▶ _WRITTEN EXERCISE_: Repeat every line exactly, keeping the pictures out of the copy.

▶ _RECORDED DATA_:
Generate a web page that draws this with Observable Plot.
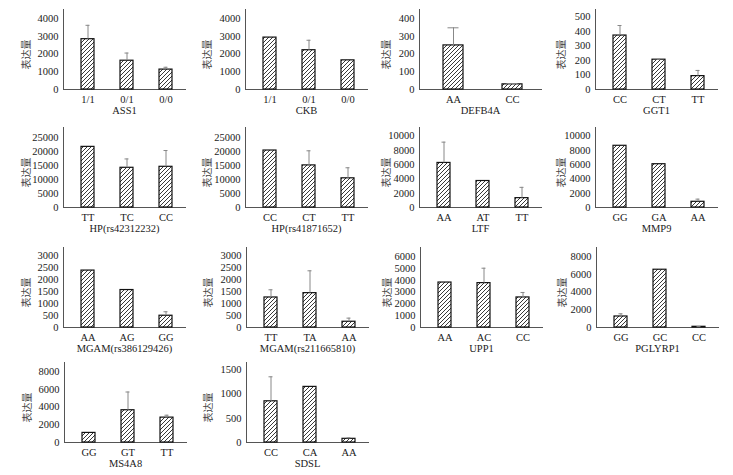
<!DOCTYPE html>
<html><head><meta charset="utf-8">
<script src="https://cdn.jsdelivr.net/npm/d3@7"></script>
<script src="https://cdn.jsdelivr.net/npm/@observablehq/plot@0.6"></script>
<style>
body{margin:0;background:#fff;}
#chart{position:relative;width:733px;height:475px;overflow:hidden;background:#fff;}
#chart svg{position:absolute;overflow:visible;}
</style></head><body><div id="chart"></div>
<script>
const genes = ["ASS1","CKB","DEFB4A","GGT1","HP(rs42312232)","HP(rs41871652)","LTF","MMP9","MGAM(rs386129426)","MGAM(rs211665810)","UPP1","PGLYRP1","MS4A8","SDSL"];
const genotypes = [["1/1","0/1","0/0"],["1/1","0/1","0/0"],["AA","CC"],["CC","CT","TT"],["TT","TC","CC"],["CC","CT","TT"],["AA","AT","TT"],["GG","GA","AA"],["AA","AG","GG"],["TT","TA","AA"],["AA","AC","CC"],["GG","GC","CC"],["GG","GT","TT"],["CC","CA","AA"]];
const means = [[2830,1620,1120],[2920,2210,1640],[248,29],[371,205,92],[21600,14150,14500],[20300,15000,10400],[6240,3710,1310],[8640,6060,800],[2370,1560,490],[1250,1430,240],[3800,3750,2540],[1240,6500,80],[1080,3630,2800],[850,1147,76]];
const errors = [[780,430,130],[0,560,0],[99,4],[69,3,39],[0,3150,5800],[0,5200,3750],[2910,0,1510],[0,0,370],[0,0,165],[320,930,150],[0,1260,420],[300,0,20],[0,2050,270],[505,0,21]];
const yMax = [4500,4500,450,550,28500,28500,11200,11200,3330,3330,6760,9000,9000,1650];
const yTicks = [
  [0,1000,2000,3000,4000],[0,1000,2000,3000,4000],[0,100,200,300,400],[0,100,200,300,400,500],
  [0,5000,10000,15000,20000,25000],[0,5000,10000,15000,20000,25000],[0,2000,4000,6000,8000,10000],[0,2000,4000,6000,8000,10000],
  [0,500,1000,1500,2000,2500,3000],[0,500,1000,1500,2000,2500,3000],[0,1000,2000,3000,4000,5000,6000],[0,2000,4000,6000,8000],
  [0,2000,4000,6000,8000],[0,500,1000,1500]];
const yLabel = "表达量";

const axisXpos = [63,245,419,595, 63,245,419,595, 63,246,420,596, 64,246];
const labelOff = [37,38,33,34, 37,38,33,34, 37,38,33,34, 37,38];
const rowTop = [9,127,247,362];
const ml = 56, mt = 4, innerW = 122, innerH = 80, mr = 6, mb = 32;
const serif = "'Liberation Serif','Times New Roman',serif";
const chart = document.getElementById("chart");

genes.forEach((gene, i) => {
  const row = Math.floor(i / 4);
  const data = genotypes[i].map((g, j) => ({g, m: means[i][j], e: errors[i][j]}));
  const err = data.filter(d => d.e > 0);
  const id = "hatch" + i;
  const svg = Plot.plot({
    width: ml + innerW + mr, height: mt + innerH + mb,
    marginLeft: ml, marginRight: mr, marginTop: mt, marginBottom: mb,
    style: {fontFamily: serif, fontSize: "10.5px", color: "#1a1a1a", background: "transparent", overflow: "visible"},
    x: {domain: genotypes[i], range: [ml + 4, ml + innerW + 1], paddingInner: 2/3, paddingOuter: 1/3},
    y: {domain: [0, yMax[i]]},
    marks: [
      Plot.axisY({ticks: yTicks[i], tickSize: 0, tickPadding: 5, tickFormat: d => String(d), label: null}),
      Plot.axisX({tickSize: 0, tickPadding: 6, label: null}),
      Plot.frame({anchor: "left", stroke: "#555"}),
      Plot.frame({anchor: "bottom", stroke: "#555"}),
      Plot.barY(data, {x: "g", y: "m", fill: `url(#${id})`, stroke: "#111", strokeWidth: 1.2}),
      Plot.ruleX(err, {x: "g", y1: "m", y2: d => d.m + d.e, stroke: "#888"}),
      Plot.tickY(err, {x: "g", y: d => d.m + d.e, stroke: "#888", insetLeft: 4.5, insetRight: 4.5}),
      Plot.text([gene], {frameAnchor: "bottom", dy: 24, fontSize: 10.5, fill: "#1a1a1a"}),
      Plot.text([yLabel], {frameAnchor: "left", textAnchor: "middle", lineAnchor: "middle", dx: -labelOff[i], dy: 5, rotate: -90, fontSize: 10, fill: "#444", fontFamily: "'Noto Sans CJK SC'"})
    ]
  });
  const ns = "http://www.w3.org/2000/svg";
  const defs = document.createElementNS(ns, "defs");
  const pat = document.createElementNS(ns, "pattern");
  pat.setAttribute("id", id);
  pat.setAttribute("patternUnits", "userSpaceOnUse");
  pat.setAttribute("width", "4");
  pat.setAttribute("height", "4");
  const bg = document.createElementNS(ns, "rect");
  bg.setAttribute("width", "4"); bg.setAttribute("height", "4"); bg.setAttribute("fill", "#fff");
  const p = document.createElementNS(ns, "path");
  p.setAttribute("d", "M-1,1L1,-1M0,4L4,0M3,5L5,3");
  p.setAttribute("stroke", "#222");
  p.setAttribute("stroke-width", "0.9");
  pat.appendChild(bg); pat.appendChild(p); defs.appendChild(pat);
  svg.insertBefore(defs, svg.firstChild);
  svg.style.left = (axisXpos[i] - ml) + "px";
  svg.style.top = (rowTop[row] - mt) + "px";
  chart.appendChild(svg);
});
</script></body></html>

▶ _REPLY TO THE TASK_:
Generate a web page that draws this with Observable Plot.
<!DOCTYPE html>
<html><head><meta charset="utf-8">
<script src="https://cdn.jsdelivr.net/npm/d3@7"></script>
<script src="https://cdn.jsdelivr.net/npm/@observablehq/plot@0.6"></script>
<style>
body{margin:0;background:#fff;}
#chart{position:relative;width:733px;height:475px;overflow:hidden;background:#fff;}
#chart svg{position:absolute;overflow:visible;}
</style></head><body><div id="chart"></div>
<script>
const genes = ["ASS1","CKB","DEFB4A","GGT1","HP(rs42312232)","HP(rs41871652)","LTF","MMP9","MGAM(rs386129426)","MGAM(rs211665810)","UPP1","PGLYRP1","MS4A8","SDSL"];
const genotypes = [["1/1","0/1","0/0"],["1/1","0/1","0/0"],["AA","CC"],["CC","CT","TT"],["TT","TC","CC"],["CC","CT","TT"],["AA","AT","TT"],["GG","GA","AA"],["AA","AG","GG"],["TT","TA","AA"],["AA","AC","CC"],["GG","GC","CC"],["GG","GT","TT"],["CC","CA","AA"]];
const means = [[2830,1620,1120],[2920,2210,1640],[248,29],[371,205,92],[21600,14150,14500],[20300,15000,10400],[6240,3710,1310],[8640,6060,800],[2370,1560,490],[1250,1430,240],[3800,3750,2540],[1240,6500,80],[1080,3630,2800],[850,1147,76]];
const errors = [[780,430,130],[0,560,0],[99,4],[69,3,39],[0,3150,5800],[0,5200,3750],[2910,0,1510],[0,0,370],[0,0,165],[320,930,150],[0,1260,420],[300,0,20],[0,2050,270],[505,0,21]];
const yMax = [4500,4500,450,550,28500,28500,11200,11200,3330,3330,6760,9000,9000,1650];
const yTicks = [
  [0,1000,2000,3000,4000],[0,1000,2000,3000,4000],[0,100,200,300,400],[0,100,200,300,400,500],
  [0,5000,10000,15000,20000,25000],[0,5000,10000,15000,20000,25000],[0,2000,4000,6000,8000,10000],[0,2000,4000,6000,8000,10000],
  [0,500,1000,1500,2000,2500,3000],[0,500,1000,1500,2000,2500,3000],[0,1000,2000,3000,4000,5000,6000],[0,2000,4000,6000,8000],
  [0,2000,4000,6000,8000],[0,500,1000,1500]];
const yLabel = "表达量";

const axisXpos = [63,245,419,595, 63,245,419,595, 63,246,420,596, 64,246];
const labelOff = [37,38,33,34, 37,38,33,34, 37,38,33,34, 37,38];
const rowTop = [9,127,247,362];
const ml = 56, mt = 4, innerW = 122, innerH = 80, mr = 6, mb = 32;
const serif = "'Liberation Serif','Times New Roman',serif";
const chart = document.getElementById("chart");

genes.forEach((gene, i) => {
  const row = Math.floor(i / 4);
  const data = genotypes[i].map((g, j) => ({g, m: means[i][j], e: errors[i][j]}));
  const err = data.filter(d => d.e > 0);
  const id = "hatch" + i;
  const svg = Plot.plot({
    width: ml + innerW + mr, height: mt + innerH + mb,
    marginLeft: ml, marginRight: mr, marginTop: mt, marginBottom: mb,
    style: {fontFamily: serif, fontSize: "10.5px", color: "#1a1a1a", background: "transparent", overflow: "visible"},
    x: {domain: genotypes[i], range: [ml + 4, ml + innerW + 1], paddingInner: 2/3, paddingOuter: 1/3},
    y: {domain: [0, yMax[i]]},
    marks: [
      Plot.axisY({ticks: yTicks[i], tickSize: 0, tickPadding: 5, tickFormat: d => String(d), label: null}),
      Plot.axisX({tickSize: 0, tickPadding: 6, label: null}),
      Plot.frame({anchor: "left", stroke: "#555"}),
      Plot.frame({anchor: "bottom", stroke: "#555"}),
      Plot.barY(data, {x: "g", y: "m", fill: `url(#${id})`, stroke: "#111", strokeWidth: 1.2}),
      Plot.ruleX(err, {x: "g", y1: "m", y2: d => d.m + d.e, stroke: "#888"}),
      Plot.tickY(err, {x: "g", y: d => d.m + d.e, stroke: "#888", insetLeft: 4.5, insetRight: 4.5}),
      Plot.text([gene], {frameAnchor: "bottom", dy: 24, fontSize: 10.5, fill: "#1a1a1a"}),
      Plot.text([yLabel], {frameAnchor: "left", textAnchor: "middle", lineAnchor: "middle", dx: -labelOff[i], dy: 5, rotate: -90, fontSize: 10, fill: "#444", fontFamily: "'Noto Sans CJK SC'"})
    ]
  });
  const ns = "http://www.w3.org/2000/svg";
  const defs = document.createElementNS(ns, "defs");
  const pat = document.createElementNS(ns, "pattern");
  pat.setAttribute("id", id);
  pat.setAttribute("patternUnits", "userSpaceOnUse");
  pat.setAttribute("width", "4");
  pat.setAttribute("height", "4");
  const bg = document.createElementNS(ns, "rect");
  bg.setAttribute("width", "4"); bg.setAttribute("height", "4"); bg.setAttribute("fill", "#fff");
  const p = document.createElementNS(ns, "path");
  p.setAttribute("d", "M-1,1L1,-1M0,4L4,0M3,5L5,3");
  p.setAttribute("stroke", "#222");
  p.setAttribute("stroke-width", "0.9");
  pat.appendChild(bg); pat.appendChild(p); defs.appendChild(pat);
  svg.insertBefore(defs, svg.firstChild);
  svg.style.left = (axisXpos[i] - ml) + "px";
  svg.style.top = (rowTop[row] - mt) + "px";
  chart.appendChild(svg);
});
</script></body></html>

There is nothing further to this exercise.